§ **WHAT IS EXPECTED**:
Pull out every line from the listing that has the word "standalone".

--- begin TASK INPUTS ---

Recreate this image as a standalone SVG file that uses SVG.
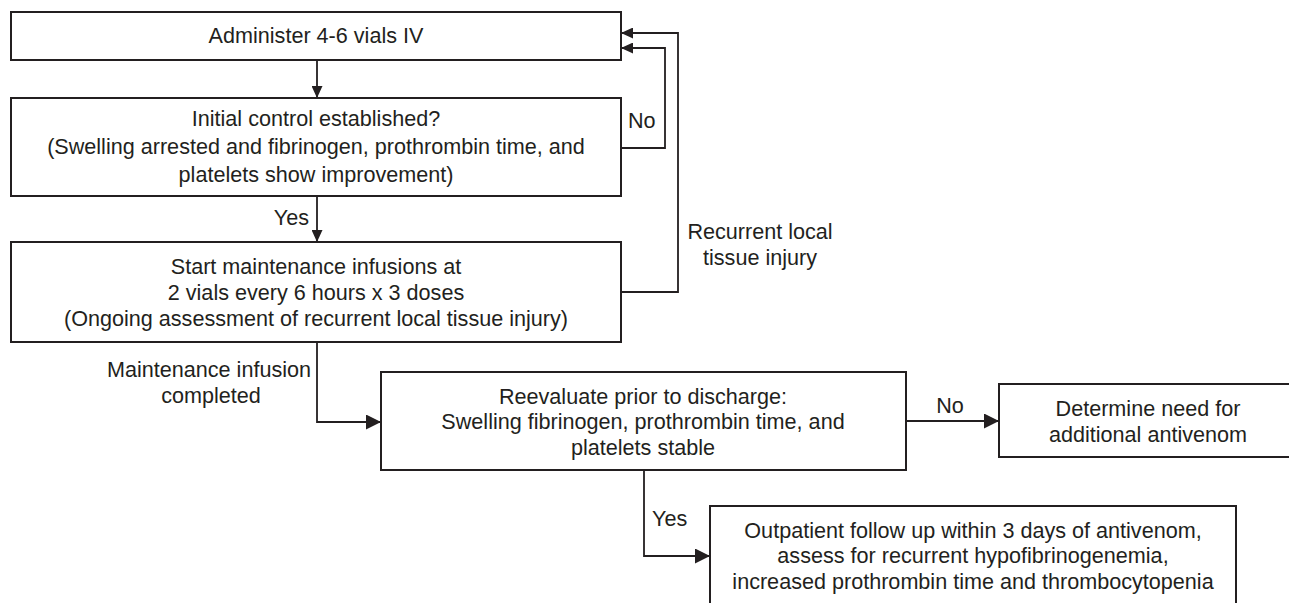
<svg xmlns="http://www.w3.org/2000/svg" width="1289" height="603" viewBox="0 0 1289 603">
<style>
.box{fill:#fff;stroke:#231f20;stroke-width:2}
.ln{fill:none;stroke:#231f20;stroke-width:1.8}
text{font-family:"Liberation Sans",Arial,sans-serif;font-size:21.6px;fill:#231f20}
.c{text-anchor:middle}
.e{text-anchor:end}
</style>
<defs>
<marker id="big" markerUnits="userSpaceOnUse" markerWidth="15" markerHeight="15" refX="15" refY="7.5" orient="auto"><path d="M0,0 L15,7.5 L0,15 z" fill="#231f20"/></marker>
<marker id="small" markerUnits="userSpaceOnUse" markerWidth="12" markerHeight="11" refX="12" refY="5.5" orient="auto"><path d="M0,0 L12,5.5 L0,11 z" fill="#231f20"/></marker>
</defs>
<rect width="1289" height="603" fill="#fff"/>
<g id="connectors">
<path class="ln" d="M317,60 V98" marker-end="url(#small)"/>
<path class="ln" d="M317,196 V242" marker-end="url(#small)"/>
<path class="ln" d="M621,148 H665 V48 H621" marker-end="url(#small)"/>
<path class="ln" d="M621,292 H678 V33 H621" marker-end="url(#small)"/>
<path class="ln" d="M317,342 V422 H381" marker-end="url(#big)"/>
<path class="ln" d="M906,421 H999" marker-end="url(#big)"/>
<path class="ln" d="M644,470 V556 H710" marker-end="url(#big)"/>
<text x="309" y="225" class="e">Yes</text>
<text x="628" y="128">No</text>
<text x="760" y="239" class="c">Recurrent local</text>
<text x="760" y="265" class="c">tissue injury</text>
<text x="209" y="377" class="c">Maintenance infusion</text>
<text x="211" y="403" class="c">completed</text>
<text x="950" y="413" class="c">No</text>
<text x="652" y="526">Yes</text>
</g>
<g id="n1">
<rect class="box" x="11" y="12" width="610" height="48"/>
<text x="316" y="43" class="c">Administer 4-6 vials IV</text>
</g>
<g id="n2">
<rect class="box" x="11" y="98" width="610" height="98"/>
<text x="316" y="126" class="c">Initial control established?</text>
<text x="316" y="154" class="c">(Swelling arrested and fibrinogen, prothrombin time, and</text>
<text x="316" y="182" class="c">platelets show improvement)</text>
</g>
<g id="n3">
<rect class="box" x="11" y="242" width="610" height="100"/>
<text x="316" y="274" class="c">Start maintenance infusions at</text>
<text x="316" y="300" class="c">2 vials every 6 hours x 3 doses</text>
<text x="316" y="326" class="c">(Ongoing assessment of recurrent local tissue injury)</text>
</g>
<g id="n4">
<rect class="box" x="381" y="372" width="525" height="98"/>
<text x="643" y="404" class="c">Reevaluate prior to discharge:</text>
<text x="643" y="429" class="c">Swelling fibrinogen, prothrombin time, and</text>
<text x="643" y="455" class="c">platelets stable</text>
</g>
<g id="n5">
<rect class="box" x="999" y="384" width="302" height="73"/>
<text x="1148" y="416" class="c">Determine need for</text>
<text x="1148" y="442" class="c">additional antivenom</text>
</g>
<g id="n6">
<rect class="box" x="710" y="506" width="526" height="110"/>
<text x="973" y="538" class="c">Outpatient follow up within 3 days of antivenom,</text>
<text x="973" y="563" class="c">assess for recurrent hypofibrinogenemia,</text>
<text x="973" y="589" class="c">increased prothrombin time and thrombocytopenia</text>
</g>
</svg>
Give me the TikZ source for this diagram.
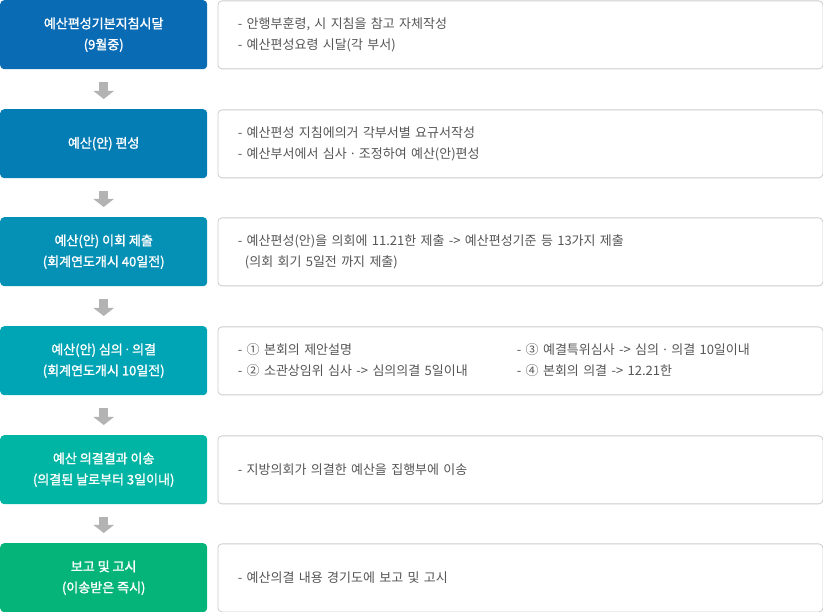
\documentclass[tikz,border=0pt]{standalone}
\usepackage{fontspec}
\setmainfont{Noto Sans CJK KR}
\newfontfamily\boldish[FakeBold=1.6]{Noto Sans CJK KR}
\newfontfamily\latinf{Noto Sans}
\newcommand{\mdot}{{\latinf ·}}
\usetikzlibrary{arrows.meta,calc}
\definecolor{cA}{HTML}{0A6BB5}
\definecolor{cB}{HTML}{047DB5}
\definecolor{cC}{HTML}{0591B5}
\definecolor{cD}{HTML}{00A5B5}
\definecolor{cE}{HTML}{00B5A4}
\definecolor{cF}{HTML}{05B478}
\definecolor{bordergray}{HTML}{CCCCCC}
\definecolor{txtgray}{HTML}{555555}
\definecolor{arrgray}{HTML}{B3B3B3}
\tikzset{
  stepbox/.style={rounded corners=4pt, fill=#1, text=white, font=\fontsize{13}{21}\selectfont\boldish,
    align=center, minimum width=207pt, minimum height=69pt, inner sep=0pt, anchor=north west},
  descbox/.style={draw=bordergray, line width=0.8pt, fill=white, rounded corners=4pt, text=txtgray,
    font=\fontsize{13}{21}\selectfont, align=left, text width=565pt, inner xsep=20pt, inner ysep=0pt,
    minimum height=68pt, anchor=north west},
  downarrow/.style={arrgray, line width=9pt, -{Triangle[width=20pt,length=8pt]}}
}
\begin{document}
\begin{tikzpicture}[x=1pt,y=-1pt]
\useasboundingbox (0,0) rectangle (823,612);
\node[stepbox=cA] (s1) at (0,0) {예산편성기본지침시달\\(9월중)};
\node[stepbox=cB] (s2) at (0,109) {예산(안) 편성};
\node[stepbox=cC] (s3) at (0,217) {예산(안) 이회 제출\\(회계연도개시 40일전)};
\node[stepbox=cD] (s4) at (0,326) {예산(안) 심의 \mdot{} 의결\\(회계연도개시 10일전)};
\node[stepbox=cE] (s5) at (0,435) {예산 의결결과 이송\\(의결된 날로부터 3일이내)};
\node[stepbox=cF] (s6) at (0,543) {보고 및 고시\\(이송받은 즉시)};

\node[descbox] (d1) at (217.5,0.5) {- 안행부훈령, 시 지침을 참고 자체작성\\- 예산편성요령 시달(각 부서)};
\node[descbox] (d2) at (217.5,109.5) {- 예산편성 지침에의거 각부서별 요규서작성\\- 예산부서에서 심사 \mdot{} 조정하여 예산(안)편성};
\node[descbox] (d3) at (217.5,217.5) {- 예산편성(안)을 의회에 11.21한 제출 -> 예산편성기준 등 13가지 제출\\\hspace*{7pt}(의회 회기 5일전 까지 제출)};
\node[descbox] (d4) at (217.5,326.5) {\begin{tabular}{@{}p{279pt}@{}l@{}}- ① 본회의 제안설명 & - ③ 예결특위심사 -> 심의 \mdot{} 의결 10일이내\\- ② 소관상임위 심사 -> 심의의결 5일이내 & - ④ 본회의 의결 -> 12.21한\end{tabular}};
\node[descbox] (d5) at (217.5,435.5) {- 지방의회가 의결한 예산을 집행부에 이송};
\node[descbox] (d6) at (217.5,543.5) {- 예산의결 내용 경기도에 보고 및 고시};

\draw[downarrow] ($(s1.south)+(0,13)$) -- ($(s2.north)+(0,-10)$);
\draw[downarrow] ($(s2.south)+(0,13)$) -- ($(s3.north)+(0,-10)$);
\draw[downarrow] ($(s3.south)+(0,13)$) -- ($(s4.north)+(0,-10)$);
\draw[downarrow] ($(s4.south)+(0,13)$) -- ($(s5.north)+(0,-10)$);
\draw[downarrow] ($(s5.south)+(0,13)$) -- ($(s6.north)+(0,-10)$);
\end{tikzpicture}
\end{document}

--- end TASK INPUTS ---

§ **SOLUTION**:
Recreate this image as a standalone SVG file that uses SVG.
\documentclass[tikz,border=0pt]{standalone}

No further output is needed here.